- Born: May 3, 1970 (age 56) Liaoning Province, China
- Education: Bohai University; China Academy of Art; Dortmund University;
- Style: Visual artist

= Jiny Lan =

German visual artist

Jiny Lan (蓝镜 (Lan Jing); born 3 May 1970) is a German-based Chinese visual artist. Before emigrating to Germany in 1995, she graduated from the China Academy of Fine Arts (中国美术学院), in Hangzhou. Lan is one of the founding members of the “Bald Girls”, the first feminist art collective founded in China, which seeks to promote Chinese avant-garde feminist art internationally while similarly introducing internationally influential feminist artists to China. Her work primarily consists of paintings, performances, installations, multi-media forms, and films. In 2025, Düsseldorf City Council approved the establishment of an art foundation named after her.

==Life==
Lan was born and raised in Xiuyan, Liaoning Province, China. At a young age she became interested in the fine arts, and from 1976 to 1986 she took painting classes at the cultural arts centre in Xiuyan, led by Liu Renjie. In 1984, Liu Renjie moved to teaching at the Lu Xun Academy of the Arts in Shenyang, however he and Lan have remained in close contact throughout her artistic career. From 29 August to 24 September 2006, Lan took part in the joint exhibition From 'Polar Region' to 'Tie Xi Qu – Exhibition of Contemporary Art in Northeast China (1985–2006) at the Guangdong Museum of Art in Guangzhou, China alongside Liu Renjie and other artists.

From 1988 to 1991, after completing her secondary school education, Lan studied economics at Bohai University in Jinzhou, Liaoning Province. Following her graduating in 1991, Lan then attended the China Academy of Fine Arts in Hangzhou, Zheijiang Province (1991–1984). Because the pursuit of a second college degree is not state-funded in China, unlike the first, Lan earned a living throughout her studies by producing architectural, poster, and advertising paintings and designs. From 1994 till 1995, she also worked for the People's Daily in Beijing as an arts journalist.

In 1995, Lan emigrated to Germany. During the emigration process, the customs and passport authorities incorrectly entered her name as “Jiny” instead of her given name “Jing” onto her documents. From that point on, “Jiny” became her legal first name.

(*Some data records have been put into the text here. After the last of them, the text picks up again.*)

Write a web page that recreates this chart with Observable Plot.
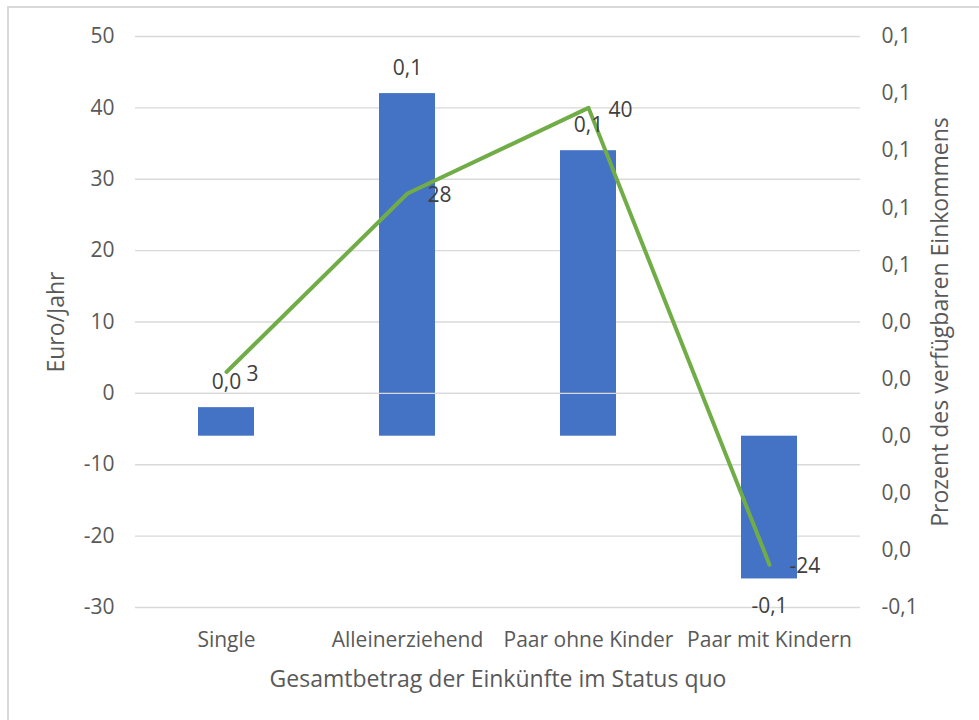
<!DOCTYPE html>
<html><head><meta charset="utf-8">
<script src="https://cdn.jsdelivr.net/npm/d3@7"></script>
<script src="https://cdn.jsdelivr.net/npm/@observablehq/plot@0.6"></script>
<style>
body{margin:0;background:#fff;overflow:hidden}
#wrap{position:relative;width:979px;height:720px;overflow:hidden;background:#fff}
#frame{position:absolute;left:7px;top:6px;width:1200px;height:1000px;border-left:2px solid #d9d9d9;border-top:2px solid #d9d9d9;box-sizing:border-box}
#chart{position:absolute;left:0;top:0}
</style></head><body>
<div id="wrap"><div id="frame"></div><div id="chart"></div></div>
<script>
const categories = ["Single", "Alleinerziehend", "Paar ohne Kinder", "Paar mit Kindern"];
const euroPerYear = [3, 28, 40, -24];
const percentIncome = [0.01, 0.12, 0.10, -0.05];
const leftTicks = [-30, -20, -10, 0, 10, 20, 30, 40, 50];
const rightTicks = [-0.06, -0.04, -0.02, 0, 0.02, 0.04, 0.06, 0.08, 0.10, 0.12, 0.14];
const xTitle = "Gesamtbetrag der Einkünfte im Status quo";
const yLeftTitle = "Euro/Jahr";
const yRightTitle = "Prozent des verfügbaren Einkommens";

const leftDomain = [leftTicks[0], leftTicks[leftTicks.length - 1]];
const rightDomain = [rightTicks[0], rightTicks[rightTicks.length - 1]];
// secondary (right) axis values mapped onto the primary y scale
const toLeft = d3.scaleLinear().domain(rightDomain).range(leftDomain);
const fmt1 = v => {
  const r = Math.sign(v) * Math.round(Math.abs(v) * 10) / 10;
  return (r === 0 ? 0 : r).toFixed(1).replace(".", ",");
};

const data = categories.map((c, i) => ({cat: c, euro: euroPerYear[i], pct: percentIncome[i]}));

const FONT = "'Open Sans', sans-serif";
const chart = Plot.plot({
  width: 979, height: 720,
  marginLeft: 135, marginRight: 119, marginTop: 36, marginBottom: 113,
  style: {fontFamily: FONT, fontSize: "21px", color: "#595959", background: "transparent", overflow: "visible"},
  x: {domain: categories, paddingInner: 0.69, paddingOuter: 0.345, axis: null},
  y: {domain: leftDomain, axis: null},
  marks: [
    Plot.gridY(leftTicks, {stroke: "#d9d9d9", strokeOpacity: 1, strokeWidth: 1.3}),
    Plot.barY(data, {x: "cat", y1: () => toLeft(0), y2: d => toLeft(d.pct), fill: "#4472C4"}),
    Plot.ruleY([0], {stroke: "#d9d9d9", strokeWidth: 1.3}),
    Plot.line(data, {x: "cat", y: "euro", stroke: "#70AD47", strokeWidth: 4, strokeLinejoin: "round"}),
    Plot.text(data, {filter: d => d.pct >= 0, x: "cat", y: d => toLeft(d.pct), text: d => fmt1(d.pct), dy: -25, fill: "#404040", fontSize: 21}),
    Plot.text(data, {filter: d => d.pct < 0, x: "cat", y: d => toLeft(d.pct), text: d => fmt1(d.pct), dy: 27, fill: "#404040", fontSize: 21}),
    Plot.text(data, {x: "cat", y: "euro", text: d => String(d.euro), textAnchor: "start", dx: 20, dy: 2, fill: "#404040", fontSize: 21}),
    Plot.axisY({ticks: leftTicks, anchor: "left", tickSize: 0, tickPadding: 21, label: null, fontSize: 21, tickFormat: d => String(d)}),
    Plot.axisY({ticks: rightTicks.map(toLeft), anchor: "right", tickSize: 0, tickPadding: 21, label: null, fontSize: 21,
      tickFormat: v => fmt1(toLeft.invert(v))}),
    Plot.axisX({tickSize: 0, tickPadding: 25, label: null, fontSize: 21}),
    Plot.text([xTitle], {frameAnchor: "bottom", text: d => d, dy: 79, fontSize: 23, fill: "#595959", lineAnchor: "bottom", textAnchor: "middle"}),
    Plot.text([yLeftTitle], {frameAnchor: "left", text: d => d, rotate: -90, dx: -79, fontSize: 23, fill: "#595959", textAnchor: "middle"}),
    Plot.text([yRightTitle], {frameAnchor: "right", text: d => d, rotate: -90, dx: 80, fontSize: 23, fill: "#595959", textAnchor: "middle"})
  ]
});
document.getElementById("chart").appendChild(chart);
</script>
</body></html>
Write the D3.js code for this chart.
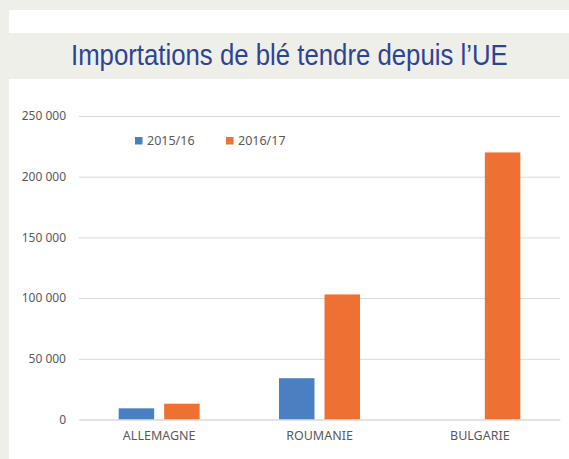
<!DOCTYPE html>
<html>
<head>
<meta charset="utf-8">
<script src="https://cdn.jsdelivr.net/npm/d3@7"></script>
<style>
  body { margin: 0; background: #efefea; }
  svg { display: block; }
</style>
</head>
<body>
<div id="vis"></div>
<script>
// data
const CATEGORIES = ["ALLEMAGNE", "ROUMANIE", "BULGARIE"];
const SERIES = ["2015/16", "2016/17"];
const VALUES_2015 = [9200, 34000, 0];
const VALUES_2016 = [13000, 103000, 220000];
const Y_TICKS = [0, 50000, 100000, 150000, 200000, 250000];
const COLORS = ["#4a7fc1", "#ee7033"];

const FRAME_WIDTH = 569;
const FRAME_HEIGHT = 459;
const MARGINS = {left: 79, right: 9, top: 116, bottom: 39.5};
const VIS_WIDTH = FRAME_WIDTH - MARGINS.left - MARGINS.right;
const VIS_HEIGHT = FRAME_HEIGHT - MARGINS.top - MARGINS.bottom;

const SVG = d3.select("#vis")
    .append("svg")
    .attr("width", FRAME_WIDTH)
    .attr("height", FRAME_HEIGHT);

// background panels
SVG.append("rect").attr("x", 0).attr("y", 0)
    .attr("width", FRAME_WIDTH).attr("height", FRAME_HEIGHT).attr("fill", "#efefea");
SVG.append("rect").attr("x", 9).attr("y", 10)
    .attr("width", FRAME_WIDTH - 9).attr("height", 23).attr("fill", "#ffffff");
SVG.append("rect").attr("x", 9).attr("y", 79)
    .attr("width", FRAME_WIDTH - 9).attr("height", FRAME_HEIGHT - 79).attr("fill", "#ffffff");

// title, squeezed horizontally to look condensed
const title = SVG.append("text")
    .attr("font-family", "'Liberation Sans', Arial, sans-serif")
    .attr("font-size", "30px")
    .attr("fill", "#2d4494")
    .text("Importations de blé tendre depuis l’UE");
const tw = title.node().getComputedTextLength();
title.attr("transform", "translate(71,65) scale(" + (437 / tw) + ",1)");

const X0 = d3.scaleBand()
    .domain(CATEGORIES)
    .range([0, VIS_WIDTH])
    .paddingInner(0.495)
    .paddingOuter(0.2475);
const X1 = d3.scaleBand()
    .domain(SERIES)
    .range([0, X0.bandwidth()])
    .paddingInner(0.22);
const Y_SCALE = d3.scaleLinear()
    .domain([0, 250000])
    .range([VIS_HEIGHT, 0]);

const G = SVG.append("g")
    .attr("transform", "translate(" + MARGINS.left + "," + MARGINS.top + ")");

// gridlines
const fmt = (d) => d3.format(",")(d).replace(",", " ");
const yAxis = G.append("g")
    .call(d3.axisLeft(Y_SCALE).tickValues(Y_TICKS).tickSize(-VIS_WIDTH).tickPadding(13).tickFormat(fmt));
yAxis.select(".domain").remove();
yAxis.selectAll(".tick line").attr("stroke", "#d9d9d9").attr("stroke-width", 1);
yAxis.selectAll(".tick text")
    .attr("fill", "#595959")
    .attr("font-family", "'Noto Sans', sans-serif")
    .attr("font-size", "12px");

// bars
const rows = CATEGORIES.map((c, i) => ({cat: c, vals: [VALUES_2015[i], VALUES_2016[i]]}));
const groups = G.selectAll(".grp")
    .data(rows)
    .enter()
    .append("g")
    .attr("transform", (d) => "translate(" + X0(d.cat) + ",0)");
groups.selectAll("rect")
    .data((d) => d.vals.map((v, j) => ({s: SERIES[j], v: v, j: j})))
    .enter()
    .append("rect")
    .attr("x", (d) => X1(d.s))
    .attr("y", (d) => Y_SCALE(d.v))
    .attr("width", X1.bandwidth())
    .attr("height", (d) => VIS_HEIGHT - Y_SCALE(d.v))
    .attr("fill", (d) => COLORS[d.j]);

// category axis
const xAxis = G.append("g")
    .attr("transform", "translate(0," + VIS_HEIGHT + ")")
    .call(d3.axisBottom(X0).tickSize(0).tickPadding(12));
xAxis.select(".domain").attr("stroke", "#d9d9d9");
xAxis.selectAll(".tick text")
    .attr("fill", "#595959")
    .attr("font-family", "'Noto Sans', sans-serif")
    .attr("font-size", "12.5px");

// legend
const LEGEND_X = [135, 226];
const legend = SVG.selectAll(".leg")
    .data(SERIES)
    .enter()
    .append("g")
    .attr("transform", (d, i) => "translate(" + LEGEND_X[i] + ",137)");
legend.append("rect")
    .attr("width", 7.5).attr("height", 7.5)
    .attr("fill", (d, i) => COLORS[i]);
legend.append("text")
    .attr("x", 12)
    .attr("y", 8)
    .attr("fill", "#595959")
    .attr("font-family", "'Noto Sans', sans-serif")
    .attr("font-size", "12.5px")
    .text((d) => d);
</script>
</body>
</html>
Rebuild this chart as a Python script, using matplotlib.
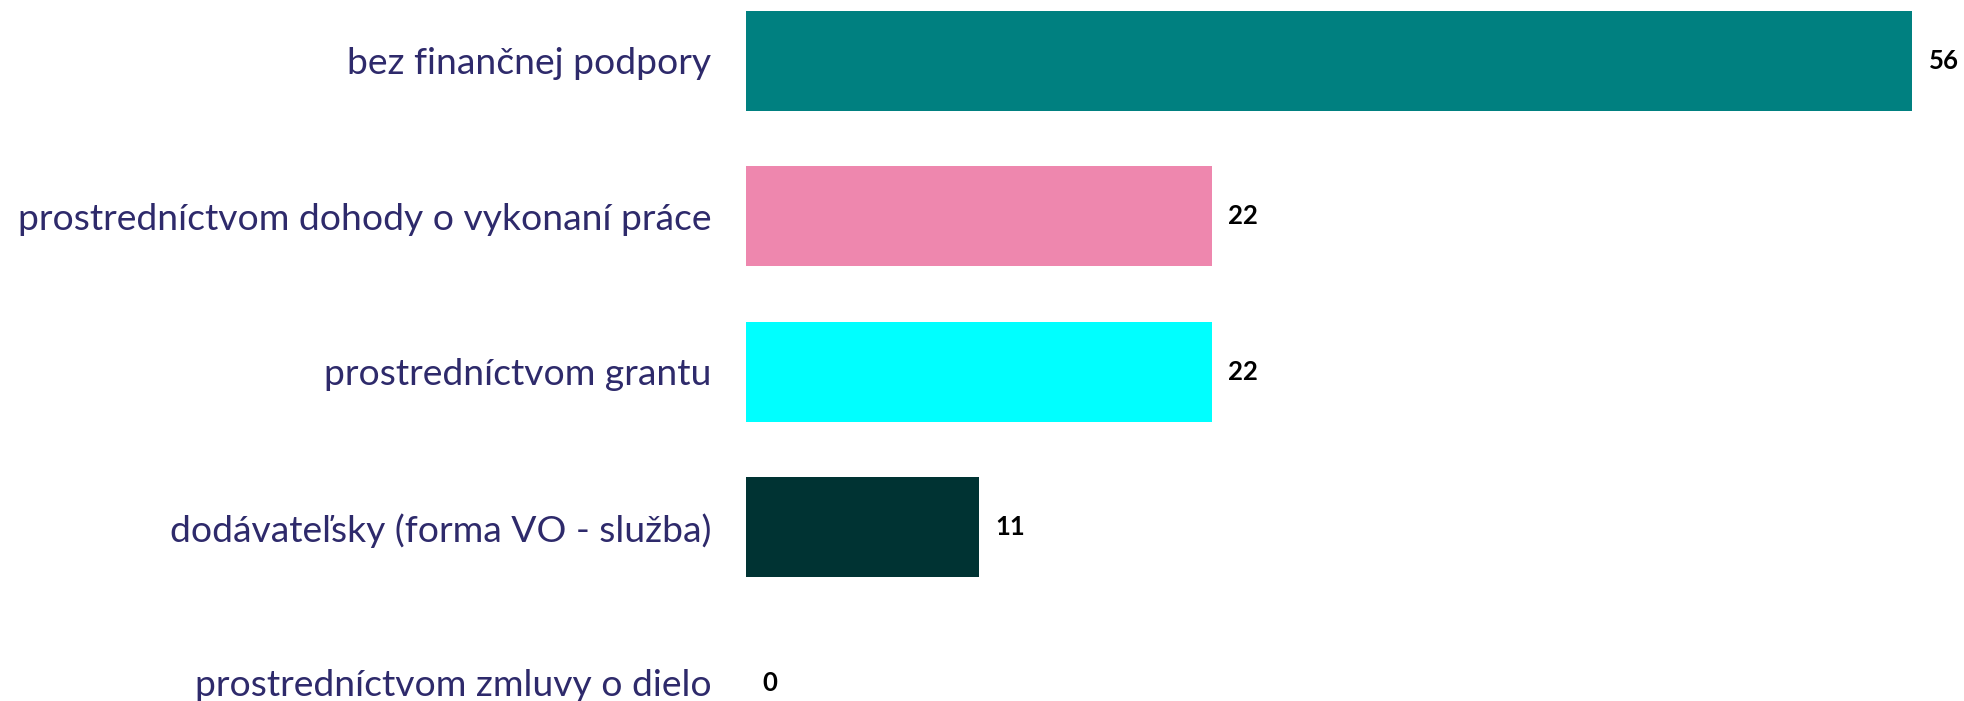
import matplotlib
matplotlib.use('Agg')
from matplotlib import pyplot as plt

plt.rcParams['font.family'] = ['Lato', 'DejaVu Sans']

categories = ['bez finančnej podpory',
              'prostredníctvom dohody o vykonaní práce',
              'prostredníctvom grantu',
              'dodávateľsky (forma VO - služba)',
              'prostredníctvom zmluvy o dielo']
values = [55.6, 22.2, 22.2, 11.1, 0.0]
colors = ['#008080', '#ee87ae', '#00ffff', '#003333', '#7f7f7f']

fig = plt.figure(figsize=(19.65, 7.01), dpi=100)
# axes placed in figure pixels so the last row runs off the bottom like the original
ax = fig.add_axes([746 / 1965, 0, 1 - 746 / 1965, 1])

y = list(range(len(categories)))
ax.barh(y, values, height=0.643, color=colors)

for yi, v in zip(y, values):
    ax.annotate(f'{v:.0f}', (v, yi), xytext=(12, 0), textcoords='offset points',
                va='center', ha='left', fontsize=18.5, fontweight='bold', color='black')

ax.set_xlim(0, 1219 / 20.97)
ax.set_ylim(4.116, -0.392)
ax.set_yticks(y)
ax.set_yticklabels(categories, fontsize=26.8, color='#2e2a6b')
ax.tick_params(axis='y', length=0, pad=25)
ax.set_xticks([])
for s in ax.spines.values():
    s.set_visible(False)

fig.savefig('out.png', dpi=100)
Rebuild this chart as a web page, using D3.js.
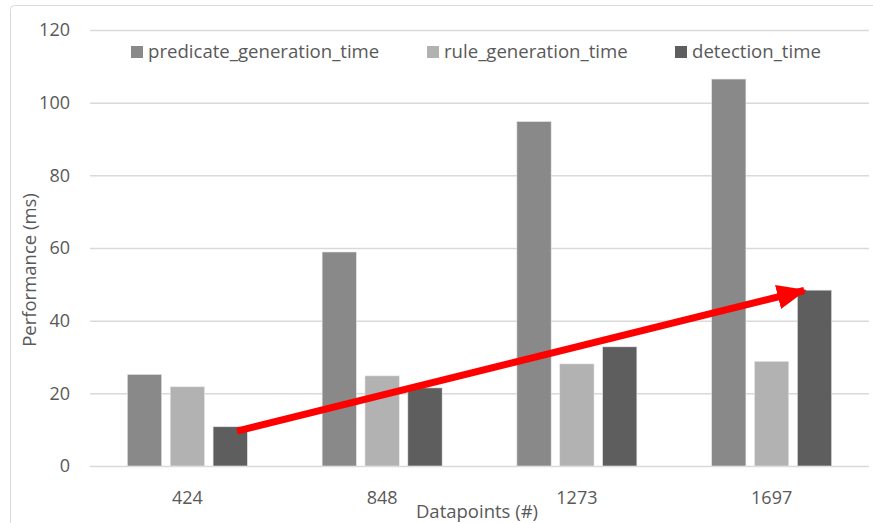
<!DOCTYPE html>
<html><head><meta charset="utf-8">
<script src="https://cdn.jsdelivr.net/npm/d3@7"></script>
<style>body{margin:0;background:#fff}svg{display:block}text{font-family:"Open Sans",sans-serif;fill:#595959}</style>
</head><body><svg id="c" width="873" height="523"></svg>
<script>
const categories = ["424", "848", "1273", "1697"];
const seriesNames = ["predicate_generation_time", "rule_generation_time", "detection_time"];
const predicateGeneration = [25.2, 58.9, 94.8, 106.5];
const ruleGeneration = [21.8, 24.8, 28.1, 28.8];
const detection = [10.8, 21.5, 32.8, 48.4];
const yTicks = [0, 20, 40, 60, 80, 100, 120];
const seriesColors = ["#898989", "#b2b2b2", "#5e5e5e"];
// trend arrow annotation (category, value) endpoints
const arrowFrom = {cat: "424", value: 9.6};
const arrowTo = {cat: "1697", value: 48.3};

const svg = d3.select("#c");
const m = {l: 90, r: 869, t: 30, b: 466};
svg.append("rect").attr("x", 10.5).attr("y", 5.5).attr("width", 880).attr("height", 540)
  .attr("rx", 4).attr("fill", "none").attr("stroke", "#d9d9d9");

const x = d3.scaleBand().domain(categories).range([m.l, m.r]);
const y = d3.scaleLinear().domain([0, 120]).range([m.b, m.t]);
const xs = d3.scaleBand().domain(seriesNames).range([x.bandwidth()/2 - 60, x.bandwidth()/2 + 60]).paddingInner(0.2);

const gy = svg.append("g").attr("transform", `translate(${m.l},0)`)
  .call(d3.axisLeft(y).tickValues(yTicks).tickSize(-(m.r - m.l)).tickPadding(20));
gy.select(".domain").remove();
gy.selectAll(".tick line").attr("stroke", "#d9d9d9").attr("stroke-width", 1.5);
gy.selectAll(".tick text").attr("font-size", 18).attr("fill", "#595959");

const gx = svg.append("g").attr("transform", `translate(0,${m.b})`)
  .call(d3.axisBottom(x).tickSize(0).tickPadding(25));
gx.select(".domain").remove();
gx.selectAll(".tick text").attr("font-size", 18).attr("fill", "#595959");

const data = [predicateGeneration, ruleGeneration, detection];
seriesNames.forEach((s, i) => {
  svg.append("g").selectAll("rect").data(categories).join("rect")
    .attr("x", c => x(c) + xs(s))
    .attr("y", (c, j) => y(data[i][j]))
    .attr("width", xs.bandwidth())
    .attr("height", (c, j) => y(0) - y(data[i][j]))
    .attr("fill", seriesColors[i])
    .attr("stroke", "#e6e6e6").attr("stroke-width", 0.6);
});

// legend
const legX = [131, 427, 675];
const leg = svg.append("g");
seriesNames.forEach((s, i) => {
  leg.append("rect").attr("x", legX[i]).attr("y", 46).attr("width", 12).attr("height", 12).attr("fill", seriesColors[i]);
  leg.append("text").attr("x", legX[i] + 17).attr("y", 58).attr("font-size", 18.6).text(s);
});

svg.append("text").attr("transform", "translate(36,270) rotate(-90)").attr("text-anchor", "middle")
  .attr("font-size", 18.5).text("Performance (ms)");
svg.append("text").attr("x", 477).attr("y", 518).attr("text-anchor", "middle")
  .attr("font-size", 18.5).text("Datapoints (#)");

// arrow
const defs = svg.append("defs");
defs.append("marker").attr("id", "ah").attr("viewBox", "0 0 12 10").attr("refX", 11).attr("refY", 5)
  .attr("markerWidth", 4.2).attr("markerHeight", 3.5).attr("markerUnits", "strokeWidth").attr("orient", "auto")
  .append("path").attr("d", "M0,0 L12,5 L0,10 Z").attr("fill", "#ff0000");
const x1 = x(arrowFrom.cat) + xs("detection_time") + xs.bandwidth()*0.7;
const x2 = x(arrowTo.cat) + xs("detection_time") + xs.bandwidth()*0.2;
svg.append("line").attr("x1", x1).attr("y1", y(arrowFrom.value)).attr("x2", x2).attr("y2", y(arrowTo.value))
  .attr("stroke", "#ff0000").attr("stroke-width", 7).attr("marker-end", "url(#ah)");
</script></body></html>
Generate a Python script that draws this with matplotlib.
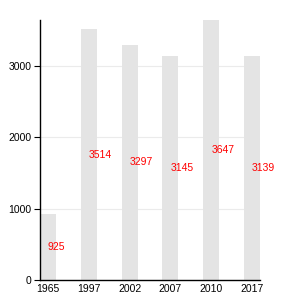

From 1997 to 2002, Lan was enrolled at Dortmund University, where she pursued a teaching degree in the combined subjects of art and English. In 1999 she obtained German citizenship. During this time until 2005, she also traveled many times to London, Paris, New York, and Italy to become better acquainted with Western Culture and art. While traveling, Lan earned her keep by painting portraits.

Lan worked as a project coordinator for the Museum Schloss Moyland Foundation from 2006 to 2009. In 2013, she became a co-curator of the Joseph Beuys exhibition in China, titled Social Sculpture: Beuys in China (9 July – 15 November) at the CAFA Museum (The Central Academy of Fine Arts Museum) in Beijing. Because of this experience, influences from Joseph Beuys and the Fluxus Movement can be found within Lan’s artistic style.

Together with the Chinese artists Xiao Lu and Li Xinmo, Lan founded the Chinese feminist artist group “Bald Girls” in 2012. Just before their first exhibition in Beijing (held at the Iberia Center for Contemporary Art) opened to the public, her piece Collective Efforts – Red Sun was ordered to be removed. In Collective Efforts – Red Sun, Lan had presented herself as Jiang Qing, Mao Zedong's widow, who, after Mao’s death in 1976, was sentenced to life imprisonment for “counter-revolutionary crimes” during the Cultural Revolution, and later committed suicide in prison in 1991. Because of this act of censorship, Lan and her work attracted the attention of international media such as The New York Times.

Jiny Lan currently lives with her family in Bochum, a city in the German federal state of North Rhine-Westphalia. She works both at home in Bochum, and in her studio in Düsseldorf, and commutes regularly between China and Germany.

==Work==
Lan’s avant-garde painting style, Um-Malungsmanöver or the “repainting process”, has become one of her signature hallmarks.

In 2013, Lan once more pursued showcasing the theme of her previous work Collective Efforts – Red Sun (which had fallen victim to censorship in China back in 2012), in her own individual exhibition, One-Person-Choir, at the museum NRW-Forum Düsseldorf. In both the downtown area of Düsseldorf and along the autobahn, Lan put up 56 T-18 road signs and 108 DIN A0 posters. Her motif was in essence the same as the one that had been forbidden in China, however it did not arouse any effect or strong reaction in Düsseldorf.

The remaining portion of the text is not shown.